» Set problem:
Repeat the listing that follows, character for character, minus the pictures.

>> Start

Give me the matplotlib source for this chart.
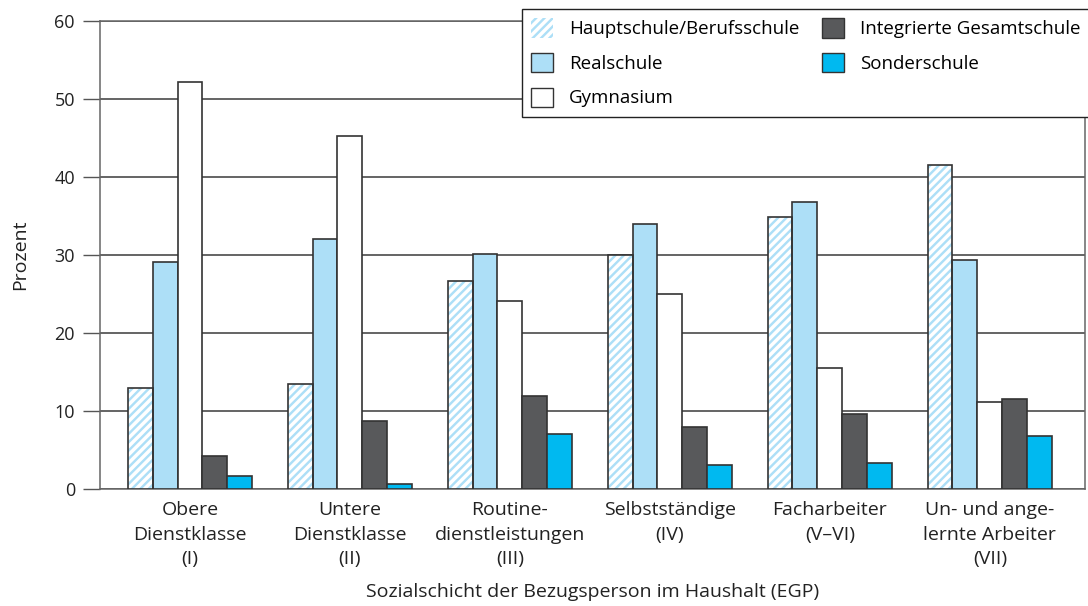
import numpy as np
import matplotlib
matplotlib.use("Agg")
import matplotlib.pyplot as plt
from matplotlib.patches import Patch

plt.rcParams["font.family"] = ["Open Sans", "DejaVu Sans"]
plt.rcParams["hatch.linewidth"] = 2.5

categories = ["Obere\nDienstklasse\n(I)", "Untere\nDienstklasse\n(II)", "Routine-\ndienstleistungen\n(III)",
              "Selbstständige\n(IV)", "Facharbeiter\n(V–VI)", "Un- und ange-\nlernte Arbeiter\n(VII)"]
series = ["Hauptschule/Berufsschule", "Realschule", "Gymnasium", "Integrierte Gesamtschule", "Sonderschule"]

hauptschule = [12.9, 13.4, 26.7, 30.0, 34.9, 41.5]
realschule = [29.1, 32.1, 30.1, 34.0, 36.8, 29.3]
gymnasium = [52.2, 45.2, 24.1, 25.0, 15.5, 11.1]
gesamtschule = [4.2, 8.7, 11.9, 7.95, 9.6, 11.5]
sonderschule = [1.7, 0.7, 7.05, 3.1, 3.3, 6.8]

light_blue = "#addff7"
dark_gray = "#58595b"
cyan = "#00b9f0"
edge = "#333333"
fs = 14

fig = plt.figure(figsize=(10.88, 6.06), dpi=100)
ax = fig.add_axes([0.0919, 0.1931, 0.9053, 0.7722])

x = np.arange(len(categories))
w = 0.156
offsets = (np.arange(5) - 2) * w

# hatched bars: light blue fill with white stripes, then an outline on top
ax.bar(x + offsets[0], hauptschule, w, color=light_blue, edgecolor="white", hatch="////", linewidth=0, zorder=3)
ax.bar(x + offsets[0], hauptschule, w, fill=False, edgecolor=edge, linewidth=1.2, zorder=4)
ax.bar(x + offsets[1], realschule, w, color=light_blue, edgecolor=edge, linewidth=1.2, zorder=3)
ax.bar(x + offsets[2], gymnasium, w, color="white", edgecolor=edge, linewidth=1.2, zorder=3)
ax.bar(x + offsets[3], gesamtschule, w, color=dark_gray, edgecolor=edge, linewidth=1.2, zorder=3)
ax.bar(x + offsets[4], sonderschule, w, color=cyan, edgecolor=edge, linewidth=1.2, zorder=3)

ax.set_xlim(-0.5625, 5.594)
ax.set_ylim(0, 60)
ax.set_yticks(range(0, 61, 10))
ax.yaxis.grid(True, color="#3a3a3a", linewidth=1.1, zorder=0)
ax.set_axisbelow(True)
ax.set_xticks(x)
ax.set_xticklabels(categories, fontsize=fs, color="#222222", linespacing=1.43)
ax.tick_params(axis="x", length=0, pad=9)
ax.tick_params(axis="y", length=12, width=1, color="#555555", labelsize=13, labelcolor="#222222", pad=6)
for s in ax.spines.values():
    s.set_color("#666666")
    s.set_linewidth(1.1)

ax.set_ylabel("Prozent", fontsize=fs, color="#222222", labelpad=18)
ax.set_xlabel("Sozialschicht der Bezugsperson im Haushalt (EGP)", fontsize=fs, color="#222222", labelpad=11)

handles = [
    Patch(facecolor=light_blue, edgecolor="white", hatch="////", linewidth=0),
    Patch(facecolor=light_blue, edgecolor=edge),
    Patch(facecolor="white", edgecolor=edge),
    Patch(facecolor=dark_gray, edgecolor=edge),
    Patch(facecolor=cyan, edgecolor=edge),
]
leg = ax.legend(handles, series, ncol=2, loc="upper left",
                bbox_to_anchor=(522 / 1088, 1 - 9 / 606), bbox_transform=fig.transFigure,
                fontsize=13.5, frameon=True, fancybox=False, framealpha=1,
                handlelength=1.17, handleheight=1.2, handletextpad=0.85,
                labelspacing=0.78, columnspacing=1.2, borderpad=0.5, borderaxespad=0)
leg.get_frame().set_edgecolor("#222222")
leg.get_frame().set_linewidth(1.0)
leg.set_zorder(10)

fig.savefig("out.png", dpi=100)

>> End

» Task solution:
Give me the matplotlib source for this chart.
import numpy as np
import matplotlib
matplotlib.use("Agg")
import matplotlib.pyplot as plt
from matplotlib.patches import Patch

plt.rcParams["font.family"] = ["Open Sans", "DejaVu Sans"]
plt.rcParams["hatch.linewidth"] = 2.5

categories = ["Obere\nDienstklasse\n(I)", "Untere\nDienstklasse\n(II)", "Routine-\ndienstleistungen\n(III)",
              "Selbstständige\n(IV)", "Facharbeiter\n(V–VI)", "Un- und ange-\nlernte Arbeiter\n(VII)"]
series = ["Hauptschule/Berufsschule", "Realschule", "Gymnasium", "Integrierte Gesamtschule", "Sonderschule"]

hauptschule = [12.9, 13.4, 26.7, 30.0, 34.9, 41.5]
realschule = [29.1, 32.1, 30.1, 34.0, 36.8, 29.3]
gymnasium = [52.2, 45.2, 24.1, 25.0, 15.5, 11.1]
gesamtschule = [4.2, 8.7, 11.9, 7.95, 9.6, 11.5]
sonderschule = [1.7, 0.7, 7.05, 3.1, 3.3, 6.8]

light_blue = "#addff7"
dark_gray = "#58595b"
cyan = "#00b9f0"
edge = "#333333"
fs = 14

fig = plt.figure(figsize=(10.88, 6.06), dpi=100)
ax = fig.add_axes([0.0919, 0.1931, 0.9053, 0.7722])

x = np.arange(len(categories))
w = 0.156
offsets = (np.arange(5) - 2) * w

# hatched bars: light blue fill with white stripes, then an outline on top
ax.bar(x + offsets[0], hauptschule, w, color=light_blue, edgecolor="white", hatch="////", linewidth=0, zorder=3)
ax.bar(x + offsets[0], hauptschule, w, fill=False, edgecolor=edge, linewidth=1.2, zorder=4)
ax.bar(x + offsets[1], realschule, w, color=light_blue, edgecolor=edge, linewidth=1.2, zorder=3)
ax.bar(x + offsets[2], gymnasium, w, color="white", edgecolor=edge, linewidth=1.2, zorder=3)
ax.bar(x + offsets[3], gesamtschule, w, color=dark_gray, edgecolor=edge, linewidth=1.2, zorder=3)
ax.bar(x + offsets[4], sonderschule, w, color=cyan, edgecolor=edge, linewidth=1.2, zorder=3)

ax.set_xlim(-0.5625, 5.594)
ax.set_ylim(0, 60)
ax.set_yticks(range(0, 61, 10))
ax.yaxis.grid(True, color="#3a3a3a", linewidth=1.1, zorder=0)
ax.set_axisbelow(True)
ax.set_xticks(x)
ax.set_xticklabels(categories, fontsize=fs, color="#222222", linespacing=1.43)
ax.tick_params(axis="x", length=0, pad=9)
ax.tick_params(axis="y", length=12, width=1, color="#555555", labelsize=13, labelcolor="#222222", pad=6)
for s in ax.spines.values():
    s.set_color("#666666")
    s.set_linewidth(1.1)

ax.set_ylabel("Prozent", fontsize=fs, color="#222222", labelpad=18)
ax.set_xlabel("Sozialschicht der Bezugsperson im Haushalt (EGP)", fontsize=fs, color="#222222", labelpad=11)

handles = [
    Patch(facecolor=light_blue, edgecolor="white", hatch="////", linewidth=0),
    Patch(facecolor=light_blue, edgecolor=edge),
    Patch(facecolor="white", edgecolor=edge),
    Patch(facecolor=dark_gray, edgecolor=edge),
    Patch(facecolor=cyan, edgecolor=edge),
]
leg = ax.legend(handles, series, ncol=2, loc="upper left",
                bbox_to_anchor=(522 / 1088, 1 - 9 / 606), bbox_transform=fig.transFigure,
                fontsize=13.5, frameon=True, fancybox=False, framealpha=1,
                handlelength=1.17, handleheight=1.2, handletextpad=0.85,
                labelspacing=0.78, columnspacing=1.2, borderpad=0.5, borderaxespad=0)
leg.get_frame().set_edgecolor("#222222")
leg.get_frame().set_linewidth(1.0)
leg.set_zorder(10)

fig.savefig("out.png", dpi=100)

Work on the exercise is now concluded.